O presidente Lula brinca de gato e rato com a mídia. Num dia, discursando, diz que a imprensa fez “insinuações grotescas” (sobre o reparcelamento das dívidas dos municípios com a Previdência). No outro, em conversa informal com um grupo de jornalistas, diz que a imprensa escreveu “a verdade”.
A julgar pelo que foi publicado, ninguém cobrou do presidente a espantosa contradição. Preferiram perguntar se a raiva dele já tinha passado. O que lhe deu a oportunidade de filosofar sobre a futilidade do sentimento (‘Quando a gente tem raiva só a gente sofre. Porque a pessoa de quem a gente tem raiva não fica nem sabendo que a gente tem raiva’).
O que importa, em todo caso, é que, diga o que Lula disser da imprensa, a imprensa publica. E ele deita e rola. Haja!
Outra que, bastou espirrar, vira notícia é a candidata de Lula a sua sucessão, Dilma Rousseff. O trabalho do Planalto é só produzir eventos para a ministra se mostrar e falar. Do resto, a mídia se encarrega, pode a oposição se queixar quanto queira de que o governo está fazendo campanha eleitoral antes da hora.

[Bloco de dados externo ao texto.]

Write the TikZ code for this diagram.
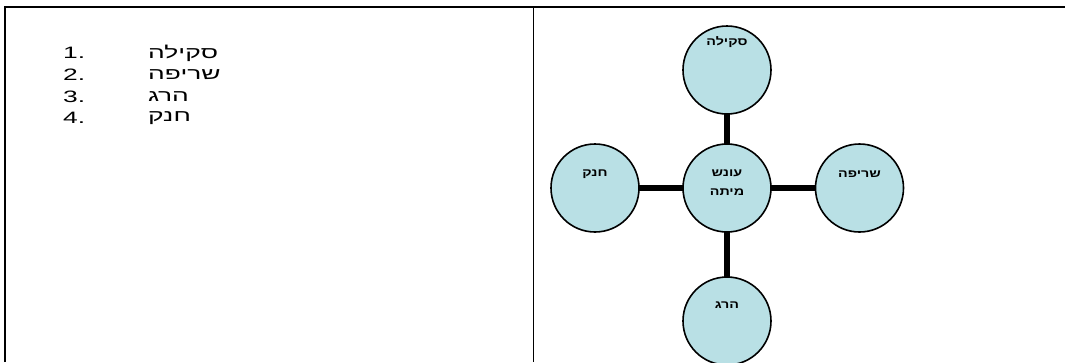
\documentclass[tikz,border=0pt]{standalone}
\usepackage{fontspec}
\setmainfont{Liberation Sans}
\newfontfamily\hebwide[Script=Hebrew,FakeStretch=1.6]{Liberation Sans}
\newfontfamily\numwide[FakeStretch=1.6]{Liberation Sans}
\newfontfamily\hebbub[Script=Hebrew,FakeStretch=1.3]{Liberation Sans}
\TeXXeTstate=1
\usetikzlibrary{backgrounds}
\definecolor{circfill}{RGB}{185,224,229}
\tikzset{
  bubble/.style={circle, draw=black, line width=1.6pt, fill=circfill, minimum size=88pt, inner sep=0pt},
  bubtext/.style={font=\hebbub\bfseries\fontsize{11}{19}\selectfont, align=center, inner sep=0pt},
  spoke/.style={line width=6pt, draw=black},
  listnum/.style={font=\numwide\fontsize{16.5}{20}\selectfont, anchor=west, inner sep=0pt},
  listword/.style={font=\hebwide\fontsize{16.5}{20}\selectfont, anchor=west, inner sep=0pt},
  rule/.style={draw=black}
}
\begin{document}
\begin{tikzpicture}[x=1pt,y=-1pt]
\useasboundingbox (0,0) rectangle (1065,362);
% table rules
\draw[rule, line width=2pt] (5,362) -- (5,7) -- (1065,7);
\draw[rule, line width=1pt] (533,7) -- (533,362);
% list
\node[listnum] (n1) at (63,53) {1.};
\node[listnum] (n2) at (63,75) {2.};
\node[listnum] (n3) at (63,97) {3.};
\node[listnum] (n4) at (63,118) {4.};
\node[listword] (w1) at (148,53) {\beginR סקילה\endR};
\node[listword] (w2) at (148,75) {\beginR שריפה\endR};
\node[listword] (w3) at (148,97) {\beginR הרג\endR};
\node[listword] (w4) at (148,118) {\beginR חנק\endR};
% bubbles
\node[bubble] (c) at (727,188) {};
\node[bubble] (top) at (727,70) {};
\node[bubble] (bot) at (727,321) {};
\node[bubble] (lft) at (595,188) {};
\node[bubble] (rgt) at (859.5,188) {};
\begin{scope}[on background layer]
\fill[white] (0,0) rectangle (1065,362);
\draw[spoke] (c.center) -- (top.center);
\draw[spoke] (c.center) -- (bot.center);
\draw[spoke] (c.center) -- (lft.center);
\draw[spoke] (c.center) -- (rgt.center);
\end{scope}
\node[bubtext] (tc) at (727,182.5) {\beginR עונש\endR\\\beginR מיתה\endR};
\node[bubtext] (ttop) at (727,42) {\beginR סקילה\endR};
\node[bubtext] (tbot) at (727,305) {\beginR הרג\endR};
\node[bubtext] (tlft) at (595,174) {\beginR חנק\endR};
\node[bubtext] (trgt) at (859.5,174) {\beginR שריפה\endR};
\end{tikzpicture}
\end{document}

É uma bola de neve. Uma rede de TV entrevista a candidata e convida um jornalista de um diário, no caso o Valor, para participar da sabatina. No dia seguinte, o jornal dá à entrevista cerca de meia página – ficando a outra metade ocupada com mais duas matérias sobre a mesma personagem.
Dilma é do ramo. Perguntada sobre 2010, em vez de responder ‘Nada a declarar’ ou qualquer chatice do gênero, cita Zeca Pagodinho: ‘Deixa a vida me levar.’ Pule de 10, como se dizia antigamente: a frase garante a notícia.
A hegemonia do governo se estende aos termos da cobertura jornalística. Título em quatro colunas do Estado de S.Paulo da quinta-feira, 12: “Serra lança hoje ‘PAC paulista’ para aliviar impacto da crise”. Pouco se dá que, a certa altura da matéria, o próprio Serra apareça rejeitando, segundo o texto, a comparação com o PAC. “Estou apenas governando”, declara, com impacto zero.
Não se pode culpar a imprensa porque a oposição não dá notícia – salvo na épica cruzada do governador Aécio Neves para que o PSDB escolha o seu presidenciável pelo sistema de prévias eleitorais, o que ele e a torcida do Flamengo sabem que não haverá.
Agora tampouco se culpe o leitor por ficar bocejando em frente de matérias de tamanha densidade sobre os destinos políticos do país.